WH: You had some good battles with Brookwood and Parkview as Colquitt County's quarterback (he lost 14-7 at Brookwood in the 1997 season opener, then lost to Parkview 14-7 in double overtime in the semifinals in the Georgia Dome). What do you remember about those?

RS: Every time we came up this way everything was first class. Over at Brookwood, we went to their place and then we played Parkview in the Dome. It was always good football. Just good football. If it's not South Georgia football, the closest thing is Gwinnett County.

WH: Any of those games stand out more than the other?

RS: Double overtime against Parkview in the Dome, getting to play against (future Georgia Tech defensive back) Jeremy Muyres. Also the Brookwood game coming up here. That game if I had about 30 more seconds on the clock we would have beat them.

WH: Who was the best player you ever faced in high school?

RS: There are so many. Jay Ratliff, he's in the NFL right now. He was one of them at Lowndes County.

WH: Who was the best player off Brookwood or Parkview?

RS: I would have to say Muyres.

WH: He picked you off a few times didn't he?

RS: He picked me off four times.

WH: You should have quit throwing at him.

RS: Yeah, I know.

WH: Were you a better high school baseball player or quarterback? You had some good options in baseball, too, right?

RS: I guess I'd have to say football because that's what I ended up going to college to do. I wasn't bad in baseball. I almost got drafted out of high school.

WH: If Norcross needed you to run some plays at quarterback in practice, could you still pull it off? Would we see the old Reggie?

RS: Yes. Not the same one but close.

WH: What's the difference now?

RS: I'm bigger and a little slower.

WH: What do the people in Moultrie think of (new Colquitt coach) Rush Propst (former Hoover-Ala., coach who was featured on MTV's Two-A-Days)?

RS: From what I hear, I talked to a couple of people, they were skeptical at first. Right now they're seeing he's coming in, running a good program. He's trying to get it back to where it's supposed to be.

WH: How is football viewed in Colquitt County?

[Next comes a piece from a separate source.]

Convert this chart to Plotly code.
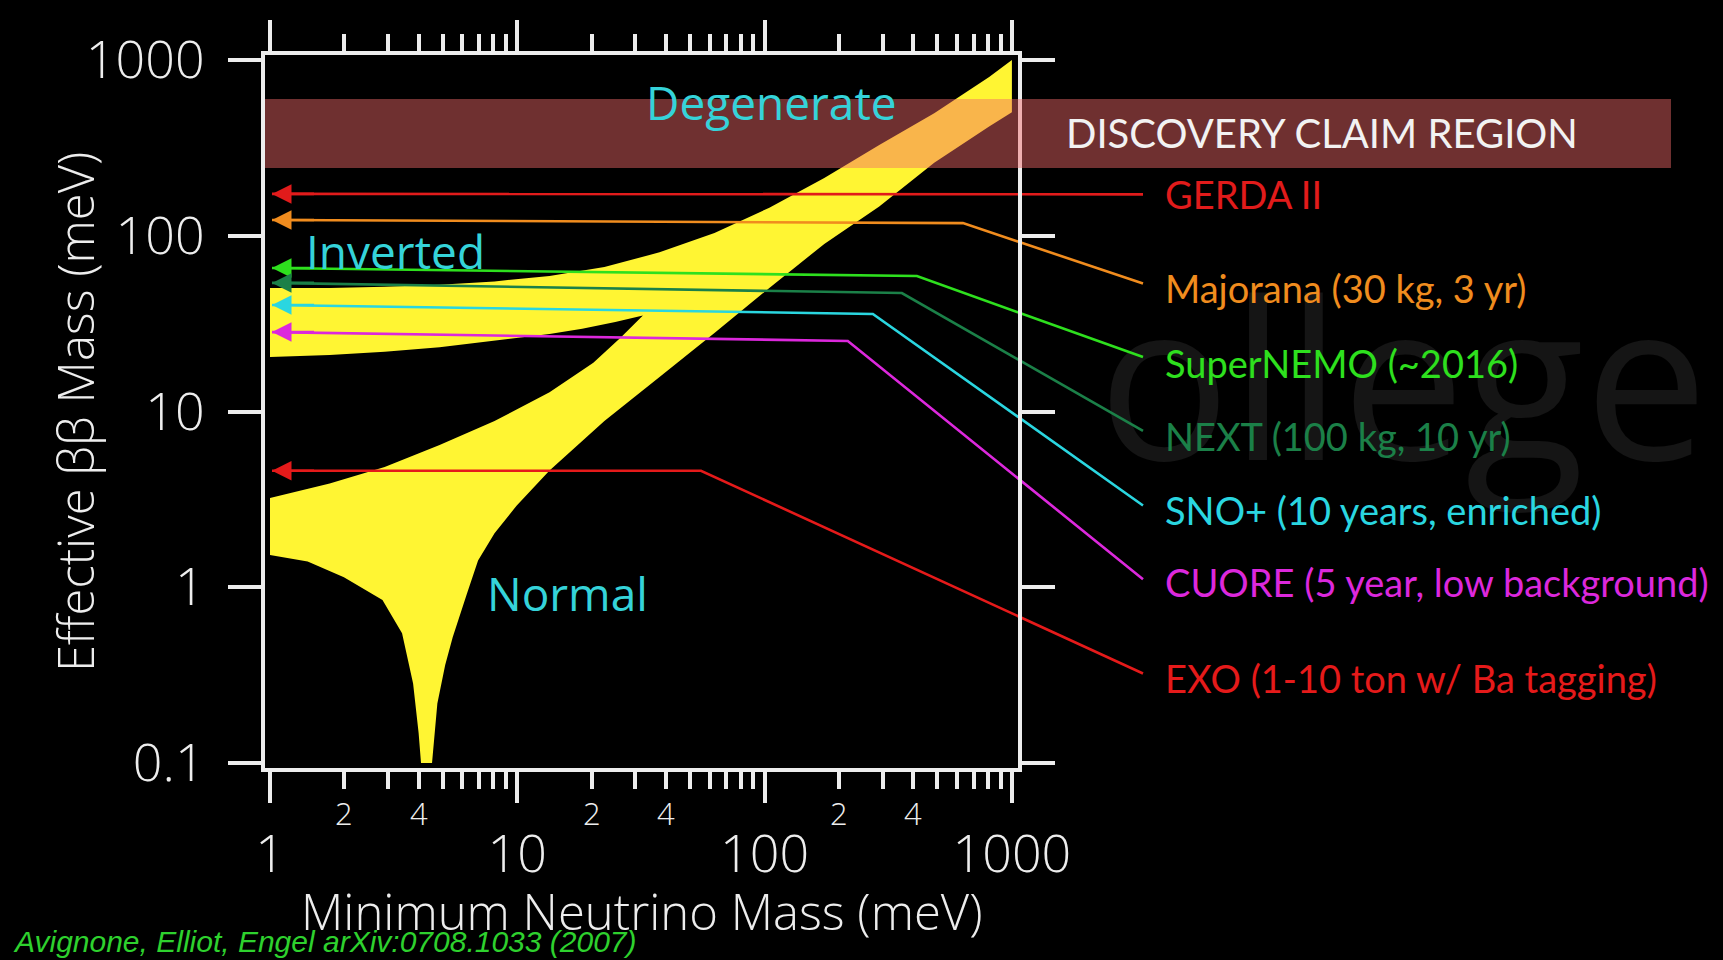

RS: It's the only thing in town if you're in Colquitt County. If you don't have Friday night football in Colquitt County, there's nothing going on. They always play tough defense and they're going to be in every ball game. That's the way it always used to be.

WH: How different is it being at a metro school like Norcross than what you were used to at Colquitt County?

RS: The biggest thing for me is the publicity the kids get. There's so much going on here that we didn't see when were in high school in South Georgia. The internet, the newspaper. You were talked about a little bit in the newspaper, just the home newspaper but nothing like the AJC and the Gwinnett Post that talk about so many people and cover so much. In South Georgia, the Moultrie Observer was the only paper and it only goes so far.

WH: You've been around some pretty good football programs in South Georgia. How does Norcross stack up?

RS: It's one of the best in how things are run. It's a first-class organization. The biggest thing is we've got a lot of kids who go on and represent the school and a lot of that is what they learn from their teachers and coaches here.

WH: Speaking of guys who go to the next level, how much of a treat is it to coach wide receivers who are D-I players like Brice Butler (USC), Devonta Bolton (Alabama) and Prince Kent (Miami)? How far will those guys go?

RS: I think they'll make it a long way. They're good athletes who are good at what they do. The biggest thing, Coach (Keith) Maloof when he hired me, said "It's your job to keep those guys happy." I guess I'm keeping them happy because more good ones keep coming.

WH: How involved are you in the recruitment of these guys?

RS: I took on more of a role this year helping get their names out (along with Steve Sims). It's getting to be so much now that one person can't do it alone.

WH: What kinds of things do you do to promote the kids?

RS: One thing we're doing this year is sending prospect information to every school. And when everybody comes in here we give them a DVD as they leave to make sure they get a chance to see the guys. All the online stuff they've got now, we try to help kids out that way. Our kids do a lot just by the talent they have. More people want to come when they see Brice and Devonta and see some other kids that look pretty good. That helps more than anything.

WH: Is your son playing sports?

RS: He's in T-ball baseball.

WH: Is he going to be a stud?

RS: I hope so.

WH: Will you steer him to football?

RS: I'll do what my dad did with me. You can play what you want to play. Whatever you want to play, it's up to you. But we throw and catch every night if there's still some sunlight at home.